You should open a connection to the file in `$initialize()`, append a
line using `cat()` in `$append_line()`, and close the connection in
`$finalize()`.
## Why R6? {#why-r6}
\index{reference classes}
\index{R6!versus reference classes}
R6 is very similar to a built-in OO system called __reference classes__, or RC for short. I prefer R6 to RC because:
* R6 is much simpler. Both R6 and RC are built on top of environments, but
while R6 uses S3, RC uses S4. This means to fully understand RC, you need
to understand how the more complicated S4 works.
* R6 has comprehensive online documentation at <https://r6.r-lib.org>.
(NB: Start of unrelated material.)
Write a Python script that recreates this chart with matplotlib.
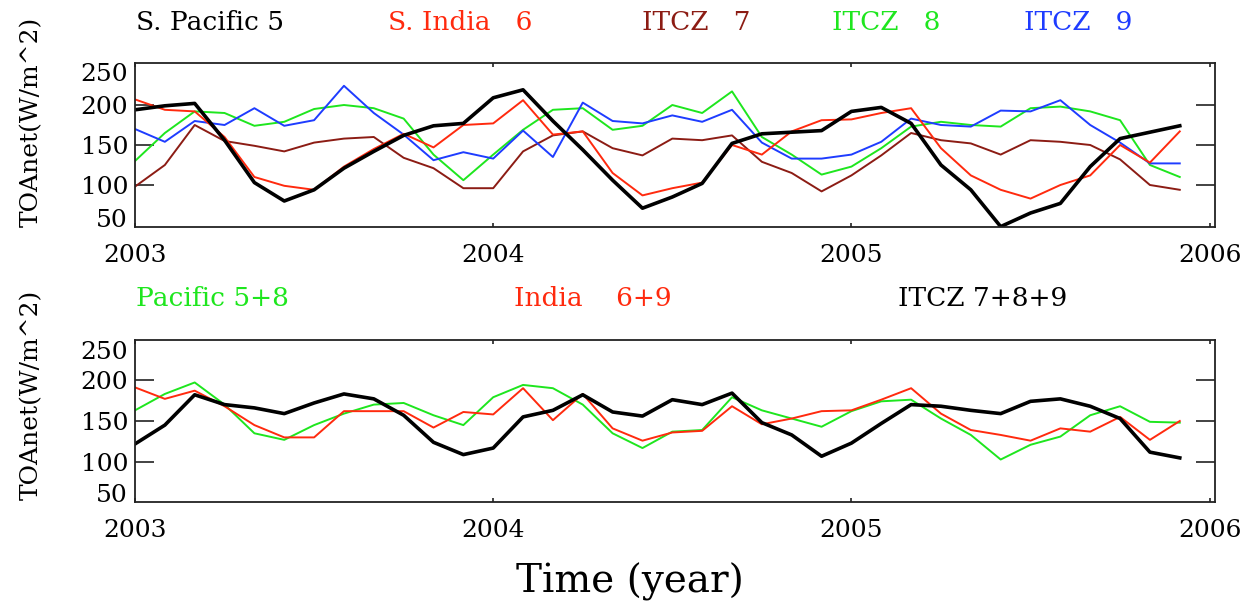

* R6 has a simpler mechanism for cross-package subclassing, which just
works without you having to think about it. For RC, read the details in the
"External Methods; Inter-Package Superclasses" section of `?setRefClass`.
* RC mingles variables and fields in the same stack of environments so that you
get (`field`) and set (`field <<- value`) fields like regular values. R6 puts
fields in a separate environment so you get (`self$field`) and set
(`self$field <- value`) with a prefix. The R6 approach is more verbose but
I like it because it is more explicit.
* R6 is much faster than RC. Generally, the speed of method dispatch is not
important outside of microbenchmarks. However, RC is quite slow, and switching
from RC to R6 led to a substantial performance improvement in the shiny package.
For more details, see `vignette("Performance", "R6")`.
* RC is tied to R. That means if any bugs are fixed, you can only take
advantage of the fixes by requiring a newer version of R. This makes it
difficult for packages (like those in the tidyverse) that need to work across
many R versions.
* Finally, because the ideas that underlie R6 and RC are similar, it will only
require a small amount of additional effort to learn RC if you need to.